In its release, Geo Group said its facilities are "highly rated by independent accreditation entities, including the American Correctional Association, and provide high-quality services in safe, secure, and humane residential environments."

The Baldwin prison "will have the same visitation policies as all similar Federal Bureau of Prisons facilities," said Pablo Paez, executive vice president of corporate relations for The Geo Group.

The federal prison bureau began contracting with private companies in 1997 to help alleviate overcrowding and respond to congressional mandates, according to the U.S. Office of Inspector General for the U.S. Department of Justice.

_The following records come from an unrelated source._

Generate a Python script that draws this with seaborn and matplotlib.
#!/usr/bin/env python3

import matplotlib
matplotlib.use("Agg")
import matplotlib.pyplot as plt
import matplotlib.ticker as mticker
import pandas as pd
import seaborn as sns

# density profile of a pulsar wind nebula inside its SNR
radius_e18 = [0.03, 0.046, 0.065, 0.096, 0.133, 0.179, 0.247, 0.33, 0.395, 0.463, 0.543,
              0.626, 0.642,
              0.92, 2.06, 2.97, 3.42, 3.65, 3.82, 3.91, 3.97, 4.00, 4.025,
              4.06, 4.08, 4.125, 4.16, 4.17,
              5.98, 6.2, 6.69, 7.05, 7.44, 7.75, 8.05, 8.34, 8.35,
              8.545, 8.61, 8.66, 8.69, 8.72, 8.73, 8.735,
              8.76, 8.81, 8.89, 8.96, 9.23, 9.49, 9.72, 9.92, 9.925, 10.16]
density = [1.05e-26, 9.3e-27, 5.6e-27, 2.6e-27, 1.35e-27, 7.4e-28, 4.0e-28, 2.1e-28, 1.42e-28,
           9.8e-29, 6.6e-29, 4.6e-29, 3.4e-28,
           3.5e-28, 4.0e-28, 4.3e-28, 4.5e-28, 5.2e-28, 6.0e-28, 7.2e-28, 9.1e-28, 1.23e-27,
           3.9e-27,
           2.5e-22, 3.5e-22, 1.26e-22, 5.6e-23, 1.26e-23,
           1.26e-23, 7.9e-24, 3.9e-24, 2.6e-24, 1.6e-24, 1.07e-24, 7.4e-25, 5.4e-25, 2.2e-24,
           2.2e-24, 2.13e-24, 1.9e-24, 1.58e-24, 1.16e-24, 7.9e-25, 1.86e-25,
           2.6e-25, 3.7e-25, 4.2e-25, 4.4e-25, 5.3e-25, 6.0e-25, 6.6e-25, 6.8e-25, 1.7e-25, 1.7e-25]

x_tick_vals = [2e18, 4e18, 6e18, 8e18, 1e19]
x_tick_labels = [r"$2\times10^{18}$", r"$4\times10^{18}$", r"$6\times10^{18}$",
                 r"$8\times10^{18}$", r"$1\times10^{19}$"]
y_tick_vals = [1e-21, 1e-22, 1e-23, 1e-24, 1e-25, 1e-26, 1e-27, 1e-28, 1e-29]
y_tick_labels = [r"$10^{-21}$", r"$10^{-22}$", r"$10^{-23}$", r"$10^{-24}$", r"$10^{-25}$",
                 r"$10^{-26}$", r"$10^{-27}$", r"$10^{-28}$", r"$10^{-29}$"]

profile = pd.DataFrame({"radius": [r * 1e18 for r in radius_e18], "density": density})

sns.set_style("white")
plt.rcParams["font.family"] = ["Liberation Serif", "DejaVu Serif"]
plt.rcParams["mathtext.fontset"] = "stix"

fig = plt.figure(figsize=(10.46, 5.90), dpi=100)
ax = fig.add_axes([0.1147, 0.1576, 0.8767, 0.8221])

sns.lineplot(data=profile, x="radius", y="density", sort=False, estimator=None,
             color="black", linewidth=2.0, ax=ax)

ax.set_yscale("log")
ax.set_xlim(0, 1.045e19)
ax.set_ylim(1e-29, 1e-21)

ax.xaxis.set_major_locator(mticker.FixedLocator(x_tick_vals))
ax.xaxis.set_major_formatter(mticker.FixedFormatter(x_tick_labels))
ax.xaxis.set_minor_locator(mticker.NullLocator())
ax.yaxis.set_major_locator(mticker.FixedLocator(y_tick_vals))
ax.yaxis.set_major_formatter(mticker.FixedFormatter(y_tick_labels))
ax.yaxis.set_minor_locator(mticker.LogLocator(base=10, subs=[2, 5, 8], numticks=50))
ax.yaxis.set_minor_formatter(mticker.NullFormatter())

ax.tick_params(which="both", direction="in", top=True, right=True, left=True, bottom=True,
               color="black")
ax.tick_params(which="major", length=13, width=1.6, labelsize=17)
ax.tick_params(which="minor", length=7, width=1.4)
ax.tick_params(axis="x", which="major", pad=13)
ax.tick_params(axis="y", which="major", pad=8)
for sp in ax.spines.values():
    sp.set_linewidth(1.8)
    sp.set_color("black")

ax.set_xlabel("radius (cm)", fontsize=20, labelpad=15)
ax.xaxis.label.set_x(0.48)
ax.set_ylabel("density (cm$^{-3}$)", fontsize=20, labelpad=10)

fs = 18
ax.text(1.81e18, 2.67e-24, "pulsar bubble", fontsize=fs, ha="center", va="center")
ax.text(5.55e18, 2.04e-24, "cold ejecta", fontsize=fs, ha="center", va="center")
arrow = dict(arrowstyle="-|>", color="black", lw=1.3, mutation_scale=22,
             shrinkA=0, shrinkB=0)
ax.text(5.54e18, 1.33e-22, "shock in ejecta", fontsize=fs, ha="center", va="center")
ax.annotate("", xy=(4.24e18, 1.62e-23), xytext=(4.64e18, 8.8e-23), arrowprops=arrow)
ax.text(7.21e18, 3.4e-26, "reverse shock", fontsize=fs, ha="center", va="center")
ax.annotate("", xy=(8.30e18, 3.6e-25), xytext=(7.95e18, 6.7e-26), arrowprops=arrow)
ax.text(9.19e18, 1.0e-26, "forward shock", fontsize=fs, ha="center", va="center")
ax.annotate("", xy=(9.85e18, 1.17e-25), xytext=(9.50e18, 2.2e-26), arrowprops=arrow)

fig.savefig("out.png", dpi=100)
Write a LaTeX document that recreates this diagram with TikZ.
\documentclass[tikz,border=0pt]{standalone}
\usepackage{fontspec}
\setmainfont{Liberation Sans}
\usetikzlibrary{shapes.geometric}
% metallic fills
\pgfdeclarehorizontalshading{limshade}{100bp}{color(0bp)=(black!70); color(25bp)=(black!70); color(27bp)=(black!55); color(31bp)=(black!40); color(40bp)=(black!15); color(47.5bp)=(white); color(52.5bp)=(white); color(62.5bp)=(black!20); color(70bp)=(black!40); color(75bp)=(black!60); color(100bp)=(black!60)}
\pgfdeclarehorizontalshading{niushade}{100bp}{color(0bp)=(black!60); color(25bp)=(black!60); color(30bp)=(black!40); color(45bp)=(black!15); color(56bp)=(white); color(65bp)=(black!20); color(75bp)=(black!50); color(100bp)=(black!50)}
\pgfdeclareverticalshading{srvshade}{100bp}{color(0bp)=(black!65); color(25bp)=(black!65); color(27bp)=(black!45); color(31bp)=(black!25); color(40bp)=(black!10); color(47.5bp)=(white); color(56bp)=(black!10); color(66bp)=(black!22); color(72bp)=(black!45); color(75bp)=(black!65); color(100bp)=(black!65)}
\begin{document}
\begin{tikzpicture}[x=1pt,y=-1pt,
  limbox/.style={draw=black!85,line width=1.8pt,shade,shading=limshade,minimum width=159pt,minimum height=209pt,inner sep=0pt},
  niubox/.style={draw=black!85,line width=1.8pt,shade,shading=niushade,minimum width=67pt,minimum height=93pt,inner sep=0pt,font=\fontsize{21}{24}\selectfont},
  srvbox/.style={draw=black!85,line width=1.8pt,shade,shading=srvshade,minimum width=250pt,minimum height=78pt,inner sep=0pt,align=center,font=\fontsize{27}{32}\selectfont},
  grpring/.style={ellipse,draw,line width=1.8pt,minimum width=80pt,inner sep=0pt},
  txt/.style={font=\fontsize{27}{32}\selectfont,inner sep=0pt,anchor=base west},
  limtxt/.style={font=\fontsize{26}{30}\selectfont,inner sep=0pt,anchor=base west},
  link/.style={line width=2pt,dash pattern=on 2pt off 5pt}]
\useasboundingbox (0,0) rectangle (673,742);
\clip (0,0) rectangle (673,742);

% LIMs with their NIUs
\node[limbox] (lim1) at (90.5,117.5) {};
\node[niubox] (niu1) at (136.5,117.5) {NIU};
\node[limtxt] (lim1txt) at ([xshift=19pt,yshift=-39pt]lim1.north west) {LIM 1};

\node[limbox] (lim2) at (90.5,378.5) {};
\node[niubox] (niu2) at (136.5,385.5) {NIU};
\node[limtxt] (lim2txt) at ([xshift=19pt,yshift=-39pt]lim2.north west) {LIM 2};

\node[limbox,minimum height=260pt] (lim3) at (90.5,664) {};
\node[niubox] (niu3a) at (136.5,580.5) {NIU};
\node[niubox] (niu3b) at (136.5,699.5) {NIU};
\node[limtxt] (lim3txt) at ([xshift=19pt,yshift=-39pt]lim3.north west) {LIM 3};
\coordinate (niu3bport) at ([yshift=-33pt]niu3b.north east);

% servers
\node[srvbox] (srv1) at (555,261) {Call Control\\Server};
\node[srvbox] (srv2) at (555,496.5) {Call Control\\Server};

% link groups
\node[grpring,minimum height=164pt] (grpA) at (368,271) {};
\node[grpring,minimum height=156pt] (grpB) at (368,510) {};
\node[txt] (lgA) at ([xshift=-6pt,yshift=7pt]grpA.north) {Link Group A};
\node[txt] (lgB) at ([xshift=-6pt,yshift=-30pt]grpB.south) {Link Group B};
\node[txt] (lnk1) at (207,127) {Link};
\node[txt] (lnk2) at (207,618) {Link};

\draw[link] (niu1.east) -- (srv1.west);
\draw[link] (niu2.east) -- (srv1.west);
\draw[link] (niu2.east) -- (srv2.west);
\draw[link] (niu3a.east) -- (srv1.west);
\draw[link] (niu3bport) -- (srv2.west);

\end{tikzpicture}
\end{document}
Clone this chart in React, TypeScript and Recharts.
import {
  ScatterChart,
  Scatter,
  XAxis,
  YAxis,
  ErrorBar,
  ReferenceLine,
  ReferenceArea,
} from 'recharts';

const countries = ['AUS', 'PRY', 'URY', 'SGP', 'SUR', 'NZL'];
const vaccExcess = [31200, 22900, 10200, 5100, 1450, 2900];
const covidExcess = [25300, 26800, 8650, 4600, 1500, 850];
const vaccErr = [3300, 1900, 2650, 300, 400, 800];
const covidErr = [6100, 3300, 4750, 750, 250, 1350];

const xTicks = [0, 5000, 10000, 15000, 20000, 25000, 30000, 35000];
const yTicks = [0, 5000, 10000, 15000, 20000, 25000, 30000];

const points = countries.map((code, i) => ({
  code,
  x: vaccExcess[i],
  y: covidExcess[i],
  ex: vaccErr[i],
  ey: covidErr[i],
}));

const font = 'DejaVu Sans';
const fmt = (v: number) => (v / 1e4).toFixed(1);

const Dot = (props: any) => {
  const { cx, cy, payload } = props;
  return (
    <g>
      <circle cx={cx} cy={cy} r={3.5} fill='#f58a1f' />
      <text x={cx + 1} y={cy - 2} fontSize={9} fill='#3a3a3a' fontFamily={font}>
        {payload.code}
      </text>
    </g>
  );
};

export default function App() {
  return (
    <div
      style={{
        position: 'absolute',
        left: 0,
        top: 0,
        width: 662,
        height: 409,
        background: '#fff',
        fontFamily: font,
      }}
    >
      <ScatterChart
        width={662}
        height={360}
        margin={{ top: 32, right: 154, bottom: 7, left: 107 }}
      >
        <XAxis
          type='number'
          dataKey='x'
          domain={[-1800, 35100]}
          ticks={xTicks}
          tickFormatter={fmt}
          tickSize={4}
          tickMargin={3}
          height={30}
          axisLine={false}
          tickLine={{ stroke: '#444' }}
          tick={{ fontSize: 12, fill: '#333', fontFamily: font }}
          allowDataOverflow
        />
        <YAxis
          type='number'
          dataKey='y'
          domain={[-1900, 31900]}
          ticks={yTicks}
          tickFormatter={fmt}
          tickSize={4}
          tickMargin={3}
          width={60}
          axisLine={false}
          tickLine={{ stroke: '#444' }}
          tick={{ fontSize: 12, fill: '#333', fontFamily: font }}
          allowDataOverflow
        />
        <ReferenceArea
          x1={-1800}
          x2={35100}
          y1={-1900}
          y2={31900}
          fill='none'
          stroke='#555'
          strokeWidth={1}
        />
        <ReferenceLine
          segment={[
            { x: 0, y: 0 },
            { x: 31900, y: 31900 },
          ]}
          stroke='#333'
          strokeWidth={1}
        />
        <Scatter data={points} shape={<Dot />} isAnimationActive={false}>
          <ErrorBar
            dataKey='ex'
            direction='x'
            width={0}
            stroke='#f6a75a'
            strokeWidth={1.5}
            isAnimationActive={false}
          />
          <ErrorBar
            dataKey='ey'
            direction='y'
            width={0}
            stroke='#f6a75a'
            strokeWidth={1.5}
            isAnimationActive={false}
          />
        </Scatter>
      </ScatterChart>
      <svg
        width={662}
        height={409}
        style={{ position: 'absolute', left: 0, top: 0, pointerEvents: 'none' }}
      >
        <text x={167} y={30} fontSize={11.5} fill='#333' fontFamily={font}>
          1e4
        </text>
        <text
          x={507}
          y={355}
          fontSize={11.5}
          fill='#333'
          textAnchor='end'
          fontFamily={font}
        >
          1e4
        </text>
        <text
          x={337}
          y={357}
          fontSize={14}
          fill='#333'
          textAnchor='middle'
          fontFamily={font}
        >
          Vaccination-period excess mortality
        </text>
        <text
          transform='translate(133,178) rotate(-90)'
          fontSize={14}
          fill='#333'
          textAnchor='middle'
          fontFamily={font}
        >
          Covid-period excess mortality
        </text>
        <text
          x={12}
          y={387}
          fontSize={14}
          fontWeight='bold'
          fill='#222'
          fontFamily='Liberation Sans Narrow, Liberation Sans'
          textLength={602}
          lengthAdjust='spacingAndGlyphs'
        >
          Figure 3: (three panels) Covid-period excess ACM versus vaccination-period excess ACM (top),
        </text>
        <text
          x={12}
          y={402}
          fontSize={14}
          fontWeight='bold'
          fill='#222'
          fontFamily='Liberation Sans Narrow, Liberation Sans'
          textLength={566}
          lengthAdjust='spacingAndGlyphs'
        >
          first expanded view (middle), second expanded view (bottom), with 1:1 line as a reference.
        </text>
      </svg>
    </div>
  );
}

“Many of the inmates incarcerated in these contract prisons are Mexican nationals with convictions for immigration offenses who have 90 months or less remaining to serve on their sentences,” the inspector general said in a 2016 report.

Operating by a different name at the time, Geo Group built the Baldwin prison in 1999. It initially operated as the Michigan Youth Correctional Facility and housed inmates for the state under a contract that ended in 2005.

Former Gov. Rick Snyder signed a 2015 law allowing Geo Group to operate the facility as a maximum security prison, paving the way for the company to contract with Vermont to house prisoners from that state. That contract reportedly expired in 2017 and the facility has sat empty.

Some Republican state lawmakers pushed the Michigan Department of Corrections to purchase the Baldwin prison “a few years ago,” but the state did not need the facility at the time, Gautz said.

“GEO’s ‘last and best offer’ for it was for $100M and we kindly said ‘no thank you’ on behalf of the taxpayers.”